== MATERIAL TO PROCESS ==
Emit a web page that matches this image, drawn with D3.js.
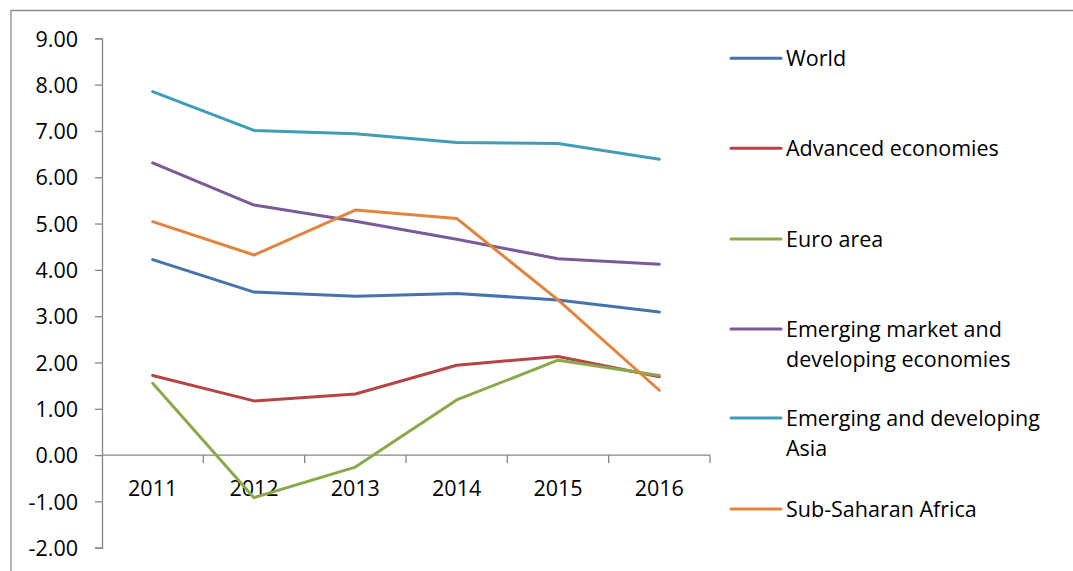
<!DOCTYPE html>
<html>
<head>
<meta charset="utf-8">
<script src="https://cdn.jsdelivr.net/npm/d3@7"></script>
<style>
  body { margin: 0; background: #fff; }
  text { font-family: "Open Sans", Lato, sans-serif; fill: #000; }
  .axis path, .axis line { stroke: #868686; stroke-width: 1.3; }
  .series { fill: none; stroke-width: 3; stroke-linejoin: round; stroke-linecap: round; }
</style>
</head>
<body>
<script>
const years = ["2011", "2012", "2013", "2014", "2015", "2016"];
const yTicks = [-2, -1, 0, 1, 2, 3, 4, 5, 6, 7, 8, 9];

const seriesNames = [
  ["World"],
  ["Advanced economies"],
  ["Euro area"],
  ["Emerging market and", "developing economies"],
  ["Emerging and developing", "Asia"],
  ["Sub-Saharan Africa"]
];
const world = [4.22, 3.52, 3.43, 3.49, 3.35, 3.09];
const advanced = [1.72, 1.17, 1.32, 1.94, 2.13, 1.69];
const euroArea = [1.55, -0.92, -0.26, 1.19, 2.05, 1.72];
const emergingMarket = [6.31, 5.40, 5.05, 4.66, 4.24, 4.12];
const emergingAsia = [7.85, 7.01, 6.94, 6.75, 6.73, 6.39];
const subSaharan = [5.04, 4.32, 5.29, 5.11, 3.35, 1.40];
const colors = ["#4473ad", "#b54545", "#89a94b", "#7a5b97", "#3f9db7", "#e2843e"];

const allSeries = [world, advanced, euroArea, emergingMarket, emergingAsia, subSaharan];

const width = 1073, height = 571;
const plot = { left: 102, right: 710, top: 38.3, bottom: 547.7 };
const fontSize = 21.5;

const svg = d3.select("body").append("svg")
  .attr("width", width)
  .attr("height", height);

// outer chart frame (only top and left edges show)
svg.append("path")
  .attr("d", "M11,571 V10.5 H1073")
  .attr("fill", "none")
  .attr("stroke", "#8c8c8c")
  .attr("stroke-width", 1.3);

const x = d3.scaleBand().domain(years).range([plot.left, plot.right]);
const y = d3.scaleLinear().domain([-2, 9]).range([plot.bottom, plot.top]);

// y axis, plain hyphen for negatives
svg.append("g")
  .attr("class", "axis")
  .attr("transform", "translate(" + plot.left + ",0)")
  .call(d3.axisLeft(y).tickValues(yTicks).tickSizeOuter(0).tickSize(7).tickPadding(17)
    .tickFormat(d => d.toFixed(2)))
  .call(g => g.selectAll("text").attr("font-size", fontSize).attr("dy", "0.36em"));

// x axis on zero line, ticks between categories
const xAxis = svg.append("g")
  .attr("class", "axis")
  .attr("transform", "translate(0," + y(0) + ")");
xAxis.append("line")
  .attr("x1", plot.left).attr("x2", plot.right);
xAxis.selectAll(".tick-mark")
  .data(years)
  .join("line")
  .attr("x1", d => x(d) + x.bandwidth())
  .attr("x2", d => x(d) + x.bandwidth())
  .attr("y1", 0).attr("y2", 8);
xAxis.selectAll(".year")
  .data(years)
  .join("text")
  .attr("x", d => x(d) + x.bandwidth() / 2)
  .attr("y", 41)
  .attr("text-anchor", "middle")
  .attr("font-size", fontSize)
  .text(d => d);

const line = d3.line()
  .x((d, i) => x(years[i]) + x.bandwidth() / 2)
  .y(d => y(d));

svg.selectAll(".series")
  .data(allSeries)
  .join("path")
  .attr("class", "series")
  .attr("stroke", (d, i) => colors[i])
  .attr("d", line);

// legend
const legendY = [58.3, 148.3, 239, 329, 418, 509];
const legend = svg.selectAll(".legend")
  .data(seriesNames)
  .join("g")
  .attr("transform", (d, i) => "translate(731," + legendY[i] + ")");
legend.append("line")
  .attr("x1", 0).attr("x2", 50)
  .attr("stroke", (d, i) => colors[i])
  .attr("stroke-width", 3)
  .attr("stroke-linecap", "round");
legend.append("text")
  .attr("x", 55)
  .attr("font-size", fontSize)
  .selectAll("tspan")
  .data(d => d)
  .join("tspan")
  .attr("x", 55)
  .attr("y", (d, i) => i * 30)
  .attr("dy", "0.36em")
  .text(d => d);
</script>
</body>
</html>
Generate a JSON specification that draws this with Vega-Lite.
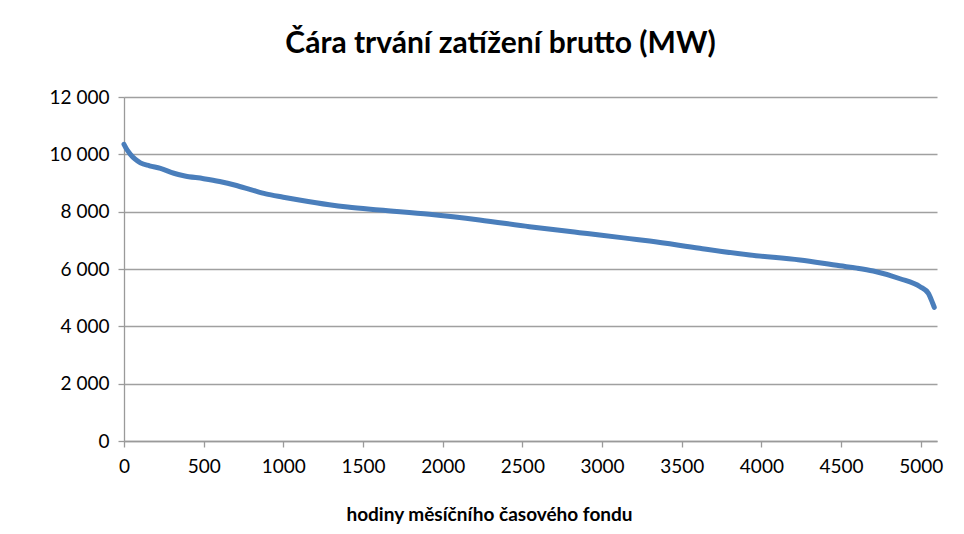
{
  "$schema": "https://vega.github.io/schema/vega-lite/v6.json",
  "width": 813,
  "height": 344,
  "autosize": {"type": "none"},
  "padding": {"left": 124, "top": 97, "right": 27, "bottom": 93},
  "background": "white",
  "title": {
    "text": "Čára trvání zatížení brutto (MW)",
    "font": "Lato",
    "fontSize": 30,
    "fontWeight": "bold",
    "color": "#000000",
    "anchor": "middle",
    "frame": "group",
    "dx": -30,
    "offset": 5,
    "baseline": "alphabetic"
  },
  "data": {
    "values": [
      {"hodina": 0, "mw": 10350},
      {"hodina": 20, "mw": 10150},
      {"hodina": 40, "mw": 10000},
      {"hodina": 70, "mw": 9830},
      {"hodina": 103, "mw": 9700},
      {"hodina": 160, "mw": 9600},
      {"hodina": 229, "mw": 9510},
      {"hodina": 313, "mw": 9340},
      {"hodina": 375, "mw": 9254},
      {"hodina": 500, "mw": 9150},
      {"hodina": 600, "mw": 9050},
      {"hodina": 700, "mw": 8920},
      {"hodina": 800, "mw": 8760},
      {"hodina": 890, "mw": 8620},
      {"hodina": 1000, "mw": 8505},
      {"hodina": 1100, "mw": 8406},
      {"hodina": 1288, "mw": 8240},
      {"hodina": 1403, "mw": 8160},
      {"hodina": 1602, "mw": 8057},
      {"hodina": 1917, "mw": 7906},
      {"hodina": 2231, "mw": 7709},
      {"hodina": 2545, "mw": 7475},
      {"hodina": 2859, "mw": 7266},
      {"hodina": 2985, "mw": 7185},
      {"hodina": 3173, "mw": 7060},
      {"hodina": 3299, "mw": 6976},
      {"hodina": 3613, "mw": 6721},
      {"hodina": 3927, "mw": 6488},
      {"hodina": 4242, "mw": 6313},
      {"hodina": 4493, "mw": 6110},
      {"hodina": 4600, "mw": 6030},
      {"hodina": 4702, "mw": 5930},
      {"hodina": 4870, "mw": 5660},
      {"hodina": 4996, "mw": 5382},
      {"hodina": 5048, "mw": 5150},
      {"hodina": 5075, "mw": 4803},
      {"hodina": 5085, "mw": 4663}
    ]
  },
  "mark": {"type": "line", "color": "#4a7ebb", "strokeWidth": 5, "interpolate": "monotone", "strokeCap": "round", "clip": false},
  "encoding": {
    "x": {
      "field": "hodina",
      "type": "quantitative",
      "scale": {"domain": [0, 5102], "nice": false, "zero": false},
      "axis": {
        "values": [0, 500, 1000, 1500, 2000, 2500, 3000, 3500, 4000, 4500, 5000],
        "format": "d",
        "grid": false,
        "title": "hodiny měsíčního časového fondu",
        "titleX": 365,
        "titleY": 79,
        "titleBaseline": "alphabetic",
        "titleFont": "Lato",
        "titleFontSize": 19,
        "titleFontWeight": "bold",
        "titleColor": "#000000",
        "labelPadding": 10,
        "labelFlush": false
      }
    },
    "y": {
      "field": "mw",
      "type": "quantitative",
      "scale": {"domain": [0, 12000], "nice": false},
      "axis": {
        "values": [0, 2000, 4000, 6000, 8000, 10000, 12000],
        "labelExpr": "replace(format(datum.value, ','), ',', ' ')",
        "grid": true,
        "title": null,
        "labelPadding": 9
      }
    }
  },
  "config": {
    "view": {"stroke": null},
    "axis": {
      "labelFont": "Lato",
      "labelFontSize": 19,
      "labelColor": "#000000",
      "domainColor": "#9a9a9a",
      "domainWidth": 1.3,
      "tickColor": "#9a9a9a",
      "tickWidth": 1.3,
      "tickSize": 6,
      "gridColor": "#a0a0a0",
      "gridWidth": 1.3
    }
  }
}
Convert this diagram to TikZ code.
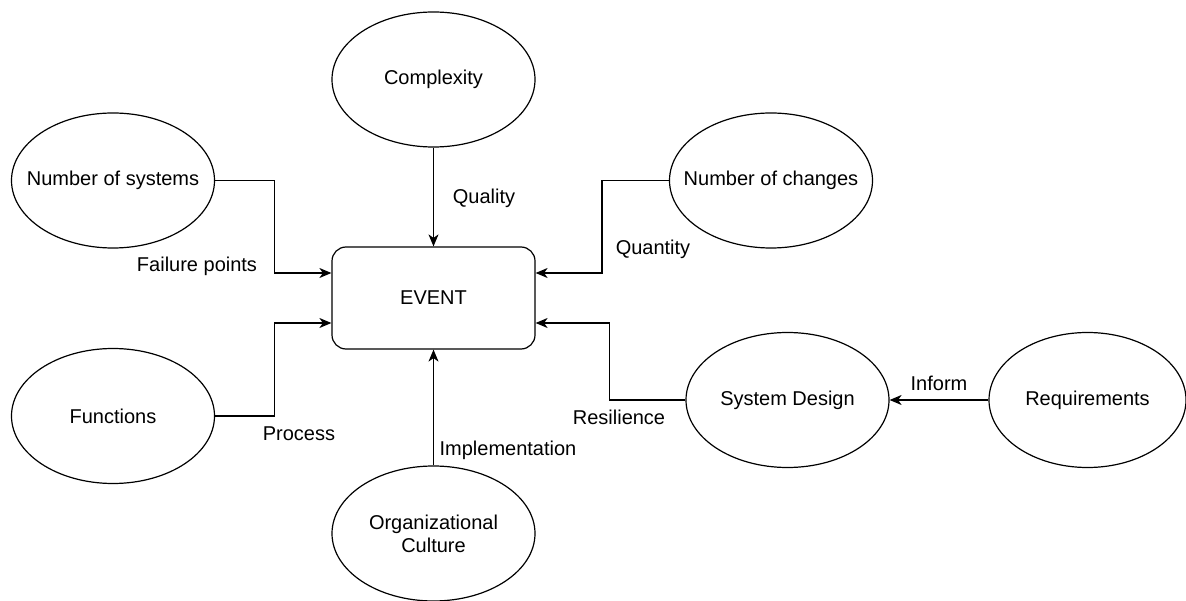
\documentclass[tikz,border=0pt]{standalone}
\usepackage{fontspec}
\setmainfont{Liberation Sans}
\usetikzlibrary{arrows.meta,positioning,shapes.geometric}
\tikzset{
  >={Stealth[length=12pt,width=10pt,inset=3.5pt]},
  factor/.style={ellipse,draw,line width=1.2pt,minimum width=203pt,minimum height=135pt,inner sep=0pt},
  eventbox/.style={draw,rounded corners=14pt,line width=1.2pt,minimum width=203pt,minimum height=102pt,inner sep=0pt},
  flow/.style={->,line width=1.2pt},
  tag/.style={inner sep=0pt},
}

\begin{document}
\begin{tikzpicture}[x=1pt,y=-1pt,font=\fontsize{20}{23}\selectfont]
  \useasboundingbox (0,0) rectangle (1186,601);

  % central event and the factors round it
  \node[eventbox] (event) at (433.5,298) {EVENT};
  \node[factor,label=center:Complexity] (cplx) at (433.5,79.5) {};
  \node[factor,label=center:Number of systems] (nsys) at (113,180.5) {};
  \node[factor,label=center:Number of changes] (nchg) at (771,180.5) {};
  \node[factor,label=center:Functions] (func) at (113,416) {};
  \node[factor,label={[align=center]center:Organizational\\Culture}] (org) at (433.5,533.5) {};
  \node[factor,label=center:System Design] (sysd) at (787.5,400) {};
  \node[factor,minimum width=197pt,label=center:Requirements] (req) at (1087.5,400) {};

  % connectors
  \draw[flow] (cplx.south) -- (event.north);
  \draw[flow] (org.north) -- (event.south);
  \draw[flow] (nsys.east) -- ++(59,0) |- ([yshift=25pt]event.west);
  \draw[flow] (func.east) -- ++(59,0) |- ([yshift=-25pt]event.west);
  \draw[flow] (nchg.west) -- ++(-67,0) |- ([yshift=25pt]event.east);
  \draw[flow] (sysd.west) -- ++(-76,0) |- ([yshift=-25pt]event.east);
  \draw[flow] (req.west) -- (sysd.east);

  % connector labels
  \node[tag] (lblfail) at (197,266) {Failure points};
  \node[tag] (lblqual) at (484,198) {Quality};
  \node[tag] (lblquan) at (653,249) {Quantity};
  \node[tag] (lblproc) at (299,434) {Process};
  \node[tag] (lblimpl) at (508,450) {Implementation};
  \node[tag] (lblres) at (619,417) {Resilience};
  \node[tag] (lblinf) at (939,383) {Inform};
\end{tikzpicture}
\end{document}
===
All lines from the start of the entries above through the line containing "5, 6, 7, 8, 9];" are to be given again exactly; the pictures are not.

Emit a web page that matches this image, drawn with D3.js.
<!DOCTYPE html>
<html>
<head>
<meta charset="utf-8">
<script src="https://cdn.jsdelivr.net/npm/d3@7"></script>
<style>
  body { margin: 0; background: #fff; }
  text { font-family: "Open Sans", Lato, sans-serif; fill: #000; }
  .axis path, .axis line { stroke: #868686; stroke-width: 1.3; }
  .series { fill: none; stroke-width: 3; stroke-linejoin: round; stroke-linecap: round; }
</style>
</head>
<body>
<script>
const years = ["2011", "2012", "2013", "2014", "2015", "2016"];
const yTicks = [-2, -1, 0, 1, 2, 3, 4, 5, 6, 7, 8, 9];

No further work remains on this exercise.